I hope that we don't have to wait until January 2017 for President Barack Obama to have to give a farewell speech warning about the pernicious power of the prison-industrial complex, and the emerging homeland security industrial complex, like the speech that Eisenhower gave in January 1961with respect to the military-industrial complex. We should not have to wait that long.

Now, what is driving this issue more than anything else is the "war on drugs." It's the presumption that the criminal justice system has to be front and center in dealing with particular drugs in our society.

We have gone from 50,000 people behind bars in 1980 for a nonviolent drug law violation to over 500,000 behind bars tonight. We now lock up in America more people for violating a drug law than Western Europe locks up for all crimes -- and they have 100 million more people than we do.

We arrested 1.8 million Americans last year for a drug offense, 800,000 of those for possessing a small amount of marijuana. We now have 13 million Americans living with a felony conviction -- of which approximately 4.5 million were convicted of a drug offense.
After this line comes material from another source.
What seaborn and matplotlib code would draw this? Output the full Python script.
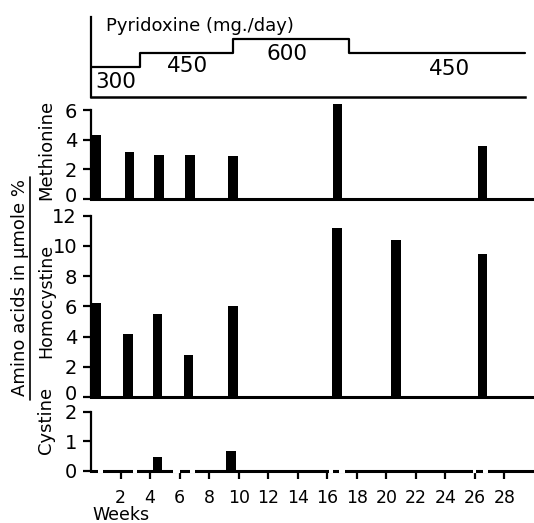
import numpy as np
import pandas as pd
import matplotlib
matplotlib.use('Agg')
import matplotlib.pyplot as plt
import matplotlib.transforms as mtrans
import seaborn as sns

# pyridoxine dose schedule
dose_weeks = [0, 3.3, 9.6, 17.5, 29.4]
dose_mg = [300, 450, 600, 450, 450]
dose_labels = ['300', '450', '600', '450']

# amino acid bars (weeks, umole %)
met_weeks = [0.35, 2.6, 4.6, 6.7, 9.6, 16.7, 26.5]
met_vals = [4.3, 3.2, 3.0, 3.0, 2.9, 6.4, 3.6]

hcy_weeks = [0.35, 2.5, 4.5, 6.6, 9.6, 16.65, 20.65, 26.5]
hcy_vals = [6.25, 4.2, 5.5, 2.75, 6.05, 11.2, 10.4, 9.5]

cys_weeks = [4.5, 9.5]
cys_vals = [0.47, 0.68]

week_ticks = list(range(2, 30, 2))
# breaks drawn in the bottom axis line
axis_gaps = [(0.5, 0.8), (2.85, 3.1), (5.55, 6.0), (6.7, 7.05),
             (16.1, 16.4), (16.8, 17.2), (25.9, 26.1), (26.55, 26.9)]

sns.set_style('white')
plt.rcParams['font.family'] = ['DejaVu Sans']
plt.rcParams.update({'text.color': 'black', 'axes.labelcolor': 'black',
                     'xtick.color': 'black', 'ytick.color': 'black'})

W, H = 534, 523
fig = plt.figure(figsize=(W/100, H/100), dpi=100)

def fax(top_px, bot_px):
    return [91/W, 1 - bot_px/H, 1 - 91/W, (bot_px - top_px)/H]

ax_p = fig.add_axes(fax(17, 97))
ax_m = fig.add_axes(fax(95.4, 199))
ax_h = fig.add_axes(fax(206.7, 397))
ax_c = fig.add_axes(fax(406, 471))

bar_w = 0.65

def bars(ax, weeks, vals):
    d = pd.DataFrame({'week': weeks, 'val': vals})
    mind = np.min(np.diff(sorted(weeks)))
    sns.barplot(data=d, x='week', y='val', native_scale=True, color='black',
                width=bar_w/mind, errorbar=None, ax=ax, saturation=1, linewidth=0)

bars(ax_m, met_weeks, met_vals)
bars(ax_h, hcy_weeks, hcy_vals)
bars(ax_c, cys_weeks, cys_vals)

for ax in [ax_p, ax_m, ax_h, ax_c]:
    ax.set_xlim(0, 30)
    ax.set_facecolor('none')
    ax.set_xlabel('')
    ax.set_ylabel('')
    for s in ['top', 'right']:
        ax.spines[s].set_visible(False)
    ax.spines['left'].set_linewidth(1.6)
    ax.spines['bottom'].set_linewidth(2.2)
    ax.spines['left'].set_color('black')
    ax.spines['bottom'].set_color('black')

# pyridoxine panel
pdf = pd.DataFrame({'week': dose_weeks, 'mg': dose_mg})
sns.lineplot(data=pdf, x='week', y='mg', drawstyle='steps-post', color='black',
             lw=1.6, estimator=None, sort=False, ax=ax_p)
ax_p.set_ylim(-21.5, 836)
ax_p.set_xticks([])
ax_p.set_yticks([])
ax_p.set_xlabel('')
ax_p.set_ylabel('')
ax_p.spines['bottom'].set_bounds(0, 29.4)
ax_p.spines['bottom'].set_linewidth(1.8)
ax_p.text(1.0, 739, 'Pyridoxine (mg./day)', fontsize=13, va='center', ha='left')
ax_p.text(0.3, 139, dose_labels[0], fontsize=15.5, va='center', ha='left')
ax_p.text(6.55, 311, dose_labels[1], fontsize=15.5, va='center', ha='center')
ax_p.text(13.25, 439, dose_labels[2], fontsize=15.5, va='center', ha='center')
ax_p.text(24.25, 278, dose_labels[3], fontsize=15.5, va='center', ha='center')

# amino acid panels
ax_m.set_ylim(0, 7)
ax_m.set_yticks([0, 2, 4, 6])
ax_m.spines['left'].set_bounds(0, 6)
ax_h.set_ylim(0, 12.6)
ax_h.set_yticks(range(0, 13, 2))
ax_h.spines['left'].set_bounds(0, 12)
ax_c.set_ylim(0, 2.2)
ax_c.set_yticks([0, 1, 2])
ax_c.spines['left'].set_bounds(0, 2)

for ax in [ax_m, ax_h, ax_c]:
    ax.tick_params(axis='y', direction='out', length=6, width=1.6, pad=4,
                   labelsize=14, left=True, color='black')

# the zero labels sit a little above the base line, as in the original
fig.canvas.draw()
for ax in [ax_m, ax_h]:
    lab = ax.get_yticklabels()[0]
    lab.set_transform(lab.get_transform() +
                      mtrans.ScaledTranslation(0, 5/100, fig.dpi_scale_trans))

for ax in [ax_m, ax_h]:
    ax.set_xticks([])

ax_c.set_xticks(week_ticks)
ax_c.set_xticklabels([str(t) for t in week_ticks])
ax_c.tick_params(axis='x', direction='out', length=6, width=1.6, pad=7,
                 labelsize=12.5, bottom=True, color='black')
for a, b in axis_gaps:
    ax_c.plot([a, b], [0, 0], color='white', lw=3, solid_capstyle='butt',
              clip_on=False, zorder=5)

fig.text(46/W, 1 - 150/H, 'Methionine', rotation=90, fontsize=13, ha='center', va='center')
fig.text(46/W, 1 - 301/H, 'Homocystine', rotation=90, fontsize=12.5, ha='center', va='center')
fig.text(46/W, 1 - 420/H, 'Cystine', rotation=90, fontsize=13, ha='center', va='center')
fig.text(20/W, 1 - 288/H, 'Amino acids in μmole %', rotation=90, fontsize=13,
         ha='center', va='center')
fig.add_artist(plt.Line2D([30/W, 30/W], [1 - 400/H, 1 - 177/H], color='black', lw=1.2))
fig.text(92/W, -0.002, 'Weeks', fontsize=12.5, ha='left', va='bottom')

fig.savefig('out.png', dpi=100)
When you look at what happened in the elections from 2000 to 2006, I can assure you that simply focusing on the people who are disenfranchised for a drug law violation, if they had not had their voting rights stripped, if they had retained their right to vote like people arrested for similar offenses in other countries, that the election results would have been very different in the Senate, and probably the presidential elections. This has consequences for our democracy.

There is a movement growing, indeed growing quickly, to end this oppressive war on drugs. I want to talk frankly about this. And please excuse me if you begin to feel a little uncomfortable, because I'll tell you from my days as a professor that people often learn best when they start to get a little uncomfortable.

I need to challenge you about your own views and assumptions about all this, because I believe that among the things that most hold back progressive reform in this area are the prejudices and fears and ignorance that persist and that we perpetuate in our own selves.

Some people look at me, and others like me, and ask, "Are you just some white upper-middle-class guy who wants to get high and smoke your pot -- is that all it's really about?"

My answer is, partially, yes.

But that's not my only answer, because this growing movement to end the drug war is not just those of us who enjoy our marijuana and Ecstasy and psychedelics, who don't cause problems for anyone else, and who resent being treated as criminals for doing what we do.